De l’autre, l’ex-premier personnage de la sixième puissance mondiale, accusé de corruption et de trafic d’influence. 

Si Nicolas Sarkozy n’a pas parlé à la presse hier, il avait déjà offert une interview à BFMTV avec cette phrase-choc : "Je ne suis pas un pourri”

Une petite phrase conçue pour frapper les esprits et y rester logée.

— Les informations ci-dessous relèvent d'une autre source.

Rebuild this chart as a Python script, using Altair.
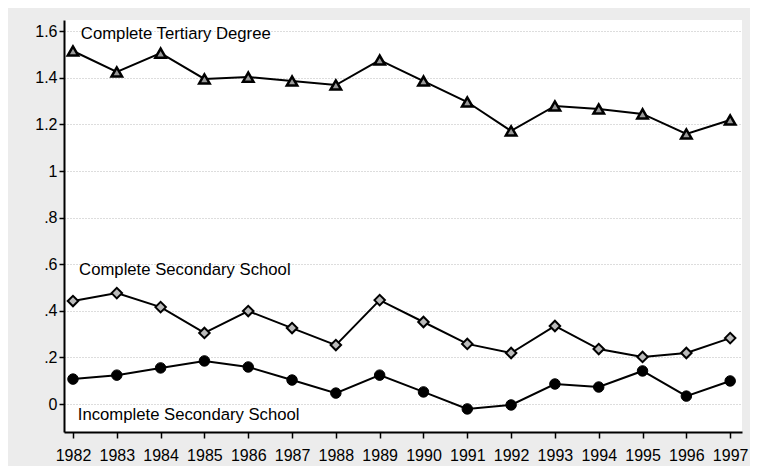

Un peu sur le modèle du mot “abracadabrantesque” brandi par Jacques Chirac, lui aussi interrogé sur des affaires. 

Cette défense de Nicolas Sarkozy se veut d’ailleurs un slogan-générique, pour toutes les affaires qui le concernent. 

Car dans quelques mois, en mars, il devra retourner au tribunal pour un autre dossier, Bygmalion, sur le financement de sa campagne de 2012. Il est par ailleurs toujours mis en examen pour des soupçons de financement occulte par le régime libyen. 

Et c’est là que tout cela est vertigineux, si l’on prend du recul.

Face à cette avalanche de mise en cause par la justice, on peut retourner le problème dans tous les sens, il n’y a que deux solutions. 

Soit un ancien président de la République et son entourage ont jalonné leur carrière politique de délits. 

Soit c’est un vaste complot des juges et des enquêteurs, ce que serinent les soutiens sarkozystes. 

Dans les deux cas c’est extrêmement grave. 

Des preuves ont été collectées, des charges ont été étayées. Dans le procès en cours, il s’agit d’écoutes téléphoniques entre Nicolas Sarkozy et son avocat. 

D’après les enquêteurs, les deux hommes se seraient donc mis d’accord pour tenter d’obtenir des informations confidentielles sur des procédures en cours, cela auprès d’un magistrat et en échange d’un poste prestigieux à Monaco. Ces écoutes ont eu lieu en 2013-2014, après le quinquennat Sarkozy. Les trois prévenus, bien sûr présumés innocents, contestent cette accusation. 

Alors quels effets politiques aura cette accumulation de procès contre l’ancien président ? 

Trois effets (qui peuvent se cumuler) : 

1 - Une nouvelle bouffée de poujadisme, sur le mode “tous pourris”. 

2 - Une hystérisation de la droite, qui volerait au secours de son ancien chef et lui offrirait la voie d’un retour en politique.

3 - Une lassitude générale devant des affaires tentaculaires, des pelotes de mise en cause desquelles on peine à démêler les fils. 

Mais finalement, quelle que soit la décision judiciaire, condamnation ou relaxe, l’on peut aussi voir le verre à moitié plein. 

Le simple fait qu’un ancien président puisse être présenté devant le tribunal correctionnel, c’est la preuve que la République, malgré ses imperfections et ses insuffisances, fonctionne. 

Et que chaque citoyen, eût-il été locataire de l’Elysée, peut se retrouver devant un juge, à décliner son identité.